Sale: Triton VII, Lot: 10. Estimate $3000. 
Closing Date: Monday, 12 January 2004. 
Sold For $2800. This amount does not include the buyer’s fee.

CALABRIA, Tarentum. Time of Alexander the Molossian. Circa 334-330 BC. AV Half-Stater (4.24 gm). Struck circa 334-332 BC. TARANTINWN, head of Hera right, wearing stephane; [E] behind head / TARAS, nude Taras astride dolphin left, holding dolphin in extended right hand, trident in left. Vlasto 5 (same dies); SNG ANS 955 (same reverse die); SNG Lloyd -; SNG Copenhagen 831 var. (T below dolphin); Jameson 149 var. (|- K on reverse); Gulbenkian -; Pozzi -; Weber -; HN Italy 902. VF. ($3000)

From the James A. Ferrendelli Collection. Ex Harlan J. Berk 20th Chicago International Coin Fair Auction (23 March 1995), lot 12.

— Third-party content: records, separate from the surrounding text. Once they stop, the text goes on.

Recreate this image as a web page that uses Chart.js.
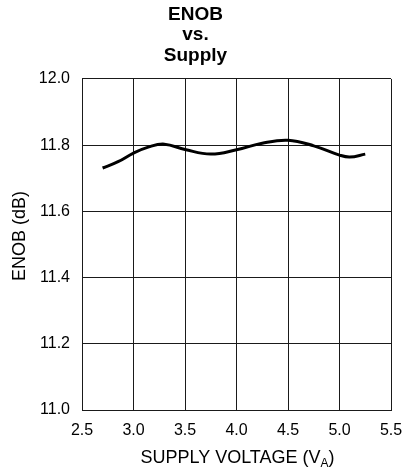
<!DOCTYPE html>
<html>
<head>
<meta charset="utf-8">
<script src="https://cdn.jsdelivr.net/npm/chart.js@4/dist/chart.umd.min.js"></script>
<style>
    html, body { margin: 0; padding: 0; background: #ffffff; }
    #wrap { width: 406px; height: 472px; position: relative; }
</style>
</head>
<body>
<div id="wrap"><canvas id="enob-chart"></canvas></div>
<script>
// Dados
const supplyVoltage = [2.7, 2.85, 3.0, 3.15, 3.3, 3.5, 3.75, 4.0, 4.25, 4.5, 4.75, 5.0, 5.1, 5.25];
const enobValues = [11.731, 11.750, 11.776, 11.795, 11.803, 11.787, 11.773, 11.786, 11.806, 11.815, 11.798, 11.770, 11.764, 11.773];
const xTickValues = [2.5, 3.0, 3.5, 4.0, 4.5, 5.0, 5.5];
const yTickValues = [11.0, 11.2, 11.4, 11.6, 11.8, 12.0];

const FONT = "'Liberation Sans', Arial, Helvetica, sans-serif";

// Títulos dos eixos (o do eixo X tem subscrito: V com A em baixo)
const axisTitlesPlugin = {
    id: 'axisTitles',
    afterDraw(chart) {
        const ctx = chart.ctx;
        const area = chart.chartArea;
        ctx.save();
        ctx.fillStyle = '#000000';

        // Eixo X
        const main = 'SUPPLY VOLTAGE (V';
        const sub = 'A';
        const tail = ')';
        ctx.textBaseline = 'alphabetic';
        ctx.textAlign = 'left';
        ctx.font = '18px ' + FONT;
        const wMain = ctx.measureText(main).width;
        const wTail = ctx.measureText(tail).width;
        ctx.font = '12px ' + FONT;
        const wSub = ctx.measureText(sub).width;
        const total = wMain + wSub + wTail;
        let x = (area.left + area.right) / 2 + 1 - total / 2;
        const y = 463;
        ctx.font = '18px ' + FONT;
        ctx.fillText(main, x, y);
        x += wMain;
        ctx.font = '12px ' + FONT;
        ctx.fillText(sub, x, y + 4);
        x += wSub;
        ctx.font = '18px ' + FONT;
        ctx.fillText(tail, x, y);

        // Eixo Y
        ctx.translate(20, 236);
        ctx.rotate(-Math.PI / 2);
        ctx.textAlign = 'center';
        ctx.textBaseline = 'middle';
        ctx.font = '18px ' + FONT;
        ctx.fillText('ENOB (dB)', 0, 0);
        ctx.restore();
    }
};

const chartCtx = document.getElementById('enob-chart');
new Chart(chartCtx, {
    type: 'line',
    data: {
        datasets: [{
            data: supplyVoltage.map((v, i) => ({ x: v, y: enobValues[i] })),
            borderColor: '#000000',
            borderWidth: 3,
            pointRadius: 0,
            tension: 0.4,
            fill: false
        }]
    },
    options: {
        responsive: true,
        maintainAspectRatio: false,
        animation: false,
        layout: {
            padding: { left: 0, right: 15, top: 0, bottom: 0 }
        },
        plugins: {
            legend: { display: false },
            tooltip: { enabled: false },
            title: {
                display: true,
                text: ['ENOB', 'vs.', 'Supply'],
                color: '#000000',
                font: { family: FONT, size: 19, weight: 'bold', lineHeight: 1.087 },
                padding: { top: 4, bottom: 13 }
            }
        },
        scales: {
            x: {
                type: 'linear',
                min: 2.5,
                max: 5.5,
                afterFit: function(scale) {
                    scale.height = 62;
                    // sem espaço extra para o último rótulo
                    scale.paddingLeft = 0;
                    scale.paddingRight = 0;
                },
                afterBuildTicks: function(scale) {
                    scale.ticks = xTickValues.map(v => ({ value: v }));
                },
                grid: {
                    color: '#1a1a1a',
                    lineWidth: 1,
                    drawTicks: false
                },
                border: { color: '#1a1a1a', width: 1 },
                ticks: {
                    color: '#000000',
                    padding: 11,
                    maxRotation: 0,
                    font: { family: FONT, size: 16 },
                    callback: function(value) { return Number(value).toFixed(1); }
                }
            },
            y: {
                type: 'linear',
                min: 11.0,
                max: 12.0,
                afterFit: function(scale) { scale.width = 82; },
                afterBuildTicks: function(scale) {
                    scale.ticks = yTickValues.map(v => ({ value: v }));
                },
                grid: {
                    color: '#1a1a1a',
                    lineWidth: 1,
                    drawTicks: false
                },
                border: { color: '#1a1a1a', width: 1 },
                ticks: {
                    color: '#000000',
                    padding: 12,
                    font: { family: FONT, size: 16 },
                    callback: function(value) { return Number(value).toFixed(1); }
                }
            }
        }
    },
    plugins: [axisTitlesPlugin]
});
</script>
</body>
</html>
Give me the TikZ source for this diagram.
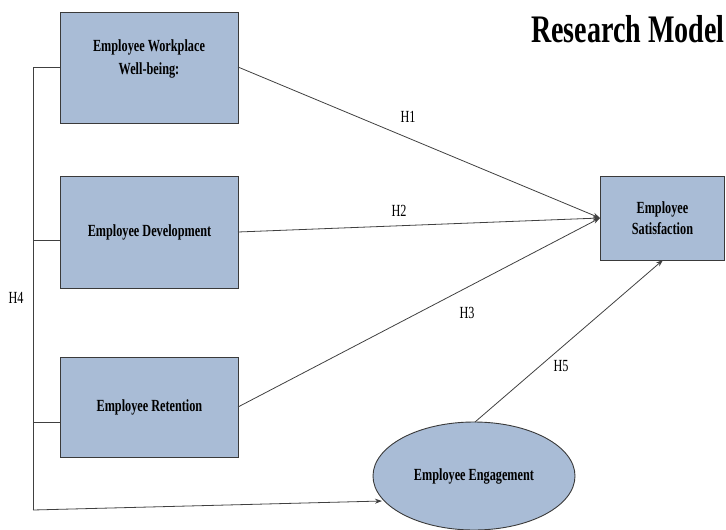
\documentclass[tikz,border=0pt]{standalone}
\usepackage{fontspec}
\setmainfont{Liberation Serif}[FakeStretch=0.72]
\usetikzlibrary{shapes.geometric,arrows.meta}
\definecolor{boxfill}{HTML}{A9BCD6}
\definecolor{boxedge}{HTML}{3A3A3A}
\tikzset{
  x=1pt,y=-1pt,
  cbox/.style={draw=boxedge,fill=boxfill,line width=0.9pt,minimum width=178pt,minimum height=100pt,inner sep=0pt,font=\fontsize{17}{22}\selectfont\bfseries,align=center,anchor=north west},
  conn/.style={draw=black!75,line width=0.8pt},
  arr/.style={conn,-{Stealth[length=7pt,width=5pt]}},
  hlab/.style={font=\fontsize{17}{20}\selectfont,inner sep=0pt}
}
\begin{document}
\begin{tikzpicture}
\useasboundingbox (0,0) rectangle (726,530);
% boxes
\node[cbox,minimum height=111pt] (wb) at (60,12) {};
\node[font=\fontsize{17}{23}\selectfont\bfseries,align=center,inner sep=0pt] (wbt) at (149,59) {Employee Workplace\\Well-being:};
\node[cbox,minimum height=112pt] (dev) at (60,176) {Employee Development};
\node[cbox,minimum height=100pt] (ret) at (60,357) {Employee Retention};
\node[cbox,minimum width=124pt,minimum height=84pt,font=\fontsize{17}{21}\selectfont\bfseries] (sat) at (600,176) {Employee\\Satisfaction};
\node[ellipse,draw=boxedge,fill=boxfill,line width=0.9pt,minimum width=202pt,minimum height=108pt,font=\fontsize{17}{20}\selectfont\bfseries] (eng) at (474,476) {Employee Engagement};
% title
\node[font=\fontsize{39}{44}\selectfont\bfseries,anchor=east,inner sep=0pt] (title) at (725,29) {Research Model};
% coordinates
\coordinate (sin) at (600,218);
\coordinate (w1) at (33,67);
\coordinate (w2) at (33,240);
\coordinate (w3) at (33,422);
\coordinate (w4) at (33,510);
\coordinate (wbR) at (238,67);
\coordinate (devR) at (238,232);
\coordinate (retR) at (238,407);
\coordinate (engT) at (475,422);
\coordinate (satB) at (663,260);
\coordinate (engL) at (382,501);
% arrows
\draw[arr] (wbR) -- (sin);
\draw[arr] (devR) -- (sin);
\draw[arr] (retR) -- (sin);
\draw[arr] (engT) -- (satB);
% H4 bracket
\draw[conn] (wb.west |- w1) -- (w1) -- (w4);
\draw[conn] (w2) -- (dev.west |- w2);
\draw[conn] (w3) -- (ret.west |- w3);
\draw[arr] (w4) -- (engL);
% labels
\node[hlab] (h1) at (408,117) {H1};
\node[hlab] (h2) at (399,211) {H2};
\node[hlab] (h3) at (467,313) {H3};
\node[hlab] (h4) at (16,298) {H4};
\node[hlab] (h5) at (561,366) {H5};
\end{tikzpicture}
\end{document}
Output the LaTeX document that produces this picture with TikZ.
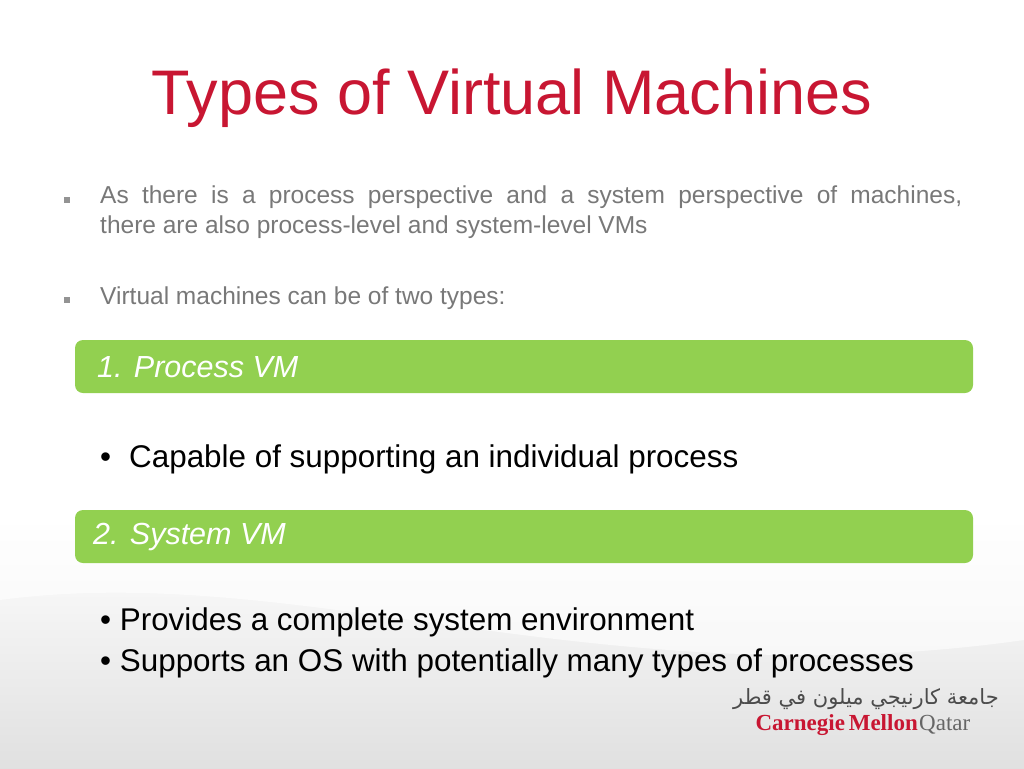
\documentclass[tikz,border=0pt]{standalone}
\usepackage{fontspec}
\setmainfont{Liberation Sans}
\newfontfamily\arabicfont[Script=Arabic]{DejaVu Sans}
\newfontfamily\logofont{Liberation Serif}
\TeXXeTstate=1
\definecolor{cmured}{RGB}{200,22,50}
\definecolor{bargreen}{RGB}{146,208,80}
\definecolor{bodygray}{RGB}{120,120,120}
\begin{document}
\begin{tikzpicture}[x=1pt,y=-1pt,
  bar/.style={fill=bargreen,rounded corners=8pt,draw=none},
  bartext/.style={anchor=west,text=white,font=\fontsize{30.5}{34}\selectfont\itshape,inner sep=0pt},
  body/.style={anchor=north west,text=bodygray,font=\fontsize{24.5}{30}\selectfont,inner sep=0pt},
  sq/.style={fill=bodygray!80,minimum size=6pt,inner sep=0pt},
  big/.style={anchor=west,font=\fontsize{31.4}{36}\selectfont,inner sep=0pt}]
\useasboundingbox (0,0) rectangle (1024,768);
\shade[top color=white,bottom color=black!12] (0,520) rectangle (1024,768);
\fill[white,opacity=0.6] (0,600) .. controls (300,560) and (600,700) .. (1024,640) -- (1024,520) -- (0,520) -- cycle;
\node[text=cmured,font=\fontsize{63}{70}\selectfont] (title) at (512,98) {Types of Virtual Machines};
\node[sq] (s1) at (67,200) {};
\node[body,text width=862pt,align=justify] (b1) at (100,186) {As there is a process perspective and a system perspective of machines,\linebreak there are also process-level and system-level VMs};
\node[sq] (s2) at (67,300) {};
\node[body] (b2) at (100,287) {Virtual machines can be of two types:};
\fill[bar] (75,340) rectangle (973,393);
\node[bartext] (p) at (97,367) {1. Process VM};
\node[big] (c1) at (100,459) {•\hspace{18pt}Capable of supporting an individual process};
\fill[bar] (75,510) rectangle (973,563);
\node[bartext] (s) at (93,537) {2. System VM};
\node[big] (d1) at (100,622) {• Provides a complete system environment};
\node[big] (d2) at (100,663) {• Supports an OS with potentially many types of processes};
\node[font=\fontsize{21}{22}\selectfont\arabicfont,text=black!70] (ar) at (866,699) {\beginR جامعة كارنيجي ميلون في قطر\endR};
\node[font=\fontsize{23}{24}\selectfont\logofont\bfseries,text=cmured,anchor=east,inner sep=0pt] (cm) at (918,725) {Carnegie\,Mellon};
\node[font=\fontsize{23}{24}\selectfont\logofont,text=black!60,anchor=west,inner sep=0pt] (qa) at (919,725) {Qatar};
\end{tikzpicture}
\end{document}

According to tradition the Spartan colony of Taras was founded in 706 BC. The city is, perhaps, better known by its Roman name of Tarentum and today it is called Taranto. It adopted a democratic form of government circa 475 BC and from the middle of the 5th century became the leading Greek city in southern Italy. The occasion for the issue of this gold half-stater was the intervention in Tarentine affairs of Alexander the Molossian, king of Epeiros, who arrived in the region in 334 BC ostensibly to assist the beleaguered state which was being threatened by the warlike Lucanians of the interior. His true purpose, however, was to extend his dominion in the west just as his namesake, the king of Macedon, was establishing a great empire in the east. After initial successes his career was abruptly terminated in 330 BC beneath the walls of Pandosia where he perished in battle against the Bruttians, much to the relief of the Tarentine Republic.